All Vouchers Are Not Equal
Voucher programs vary by state and locality. Some are limited to students with special needs. Others are limited to low income families. Some offer choices among public schools while others open doors to private schools. Perhaps the most unsettling of all is in Washington DC. Parents apply, meet income requirements, and the student is accepted. The voucher is good for only one year, requiring parents to re-apply each year. While an annual application processes may have logic in it, it places a burden on parents and does not provide consistency to a child. Yet, it incentivizes teachers and leaders to be sure the child and parents are happy and successful so the child wants to return the following year. Competition comes to K - 12 education this way.

In small and large cities, it is possible that there are places for charter schools and private schools to exist. Public transportation can support a child from their neighborhood school to another school across town. But what of the families that live in rural areas? The population is spread out over miles and density wouldn’t make a charter or private school profitable or feasible. Think how many small cities have seen their Catholic schools close over the last twenty years.

Fundamentally, not all children will have choice. So, vouchers cannot replace the public schools as a system, only as a competing alternative for some. Of course, it will be those who can make a system work for themselves and their children who benefit most. Thus, it will be an inequitable system. The nation will strip away even an illusion of concern for the education of all. Some children have workable and plentiful options and others do not.

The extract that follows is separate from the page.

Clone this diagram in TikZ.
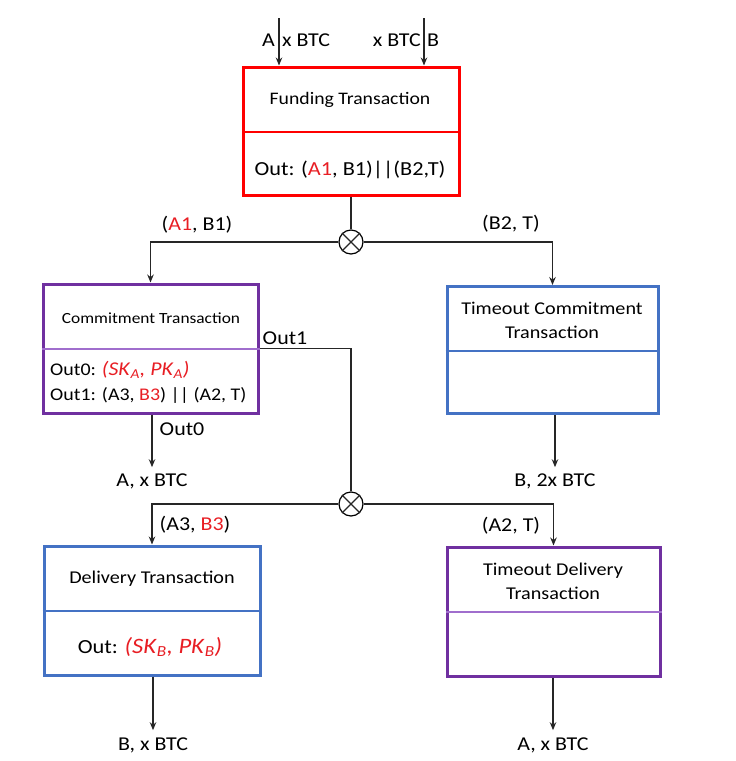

Why Do Parents and Student Leave?
Let’s make a radical assumption—and an unfounded one. Let’s say the charter or private school may be more successful in educating a child than the neighborhood school has been. Will we know why? Is it size? Is the school small enough to allow children to be seen and known in ways that don’t happen in larger settings. Well, is this about size or culture? Do they offer longer school days or school years? Is it because their students are living in homes with supportive caretakers who are actively involved enough in their child’s education? Is it about ELL programs or innovation? If these schools of choice have entered our playing field, we need to know more—really, with research.


  1. How does the size of our school affect student success? If so, in what ways? What can we do to counter that effect?
  2. How does our school schedule factor into limiting student success? If so, in what ways? What can we do to reduce that effect?
  3. In what ways are parents and guardians, all of them, engaged in the support of their child(ren)'s education? If they are not, how can we reach out and engage them to the best of their abilities, to feel part of their child(ren)'s education?
  4. In what ways are we engaged in varied and innovative teaching methods that engage all students? If we are not, how can we learn and develop those methods so that student learning is dynamic and successful?
  5. How effective are our special education programs and how can we make them more effective yielding more success for our special needs students?
  6. How effective is our ELL program and are their ways we can help those students become more successful?

It Is Not Too Late
We still have time and energy to serve the public and America’s children well. Even if speaking up and fighting against vouchers is your calling (and we need voices doing that), it is still worth looking inward. If we find and eliminate the weak spots in our own schools, what parent will want their child to leave? Public education is filled with educators who care deeply about educating all students well. This is an opportunity to dig in and take a hard look at what each district and the schools within it can do better with no excuses, without blaming the homes and the parents, and without using all our constructive energy only shooting opposition at DC.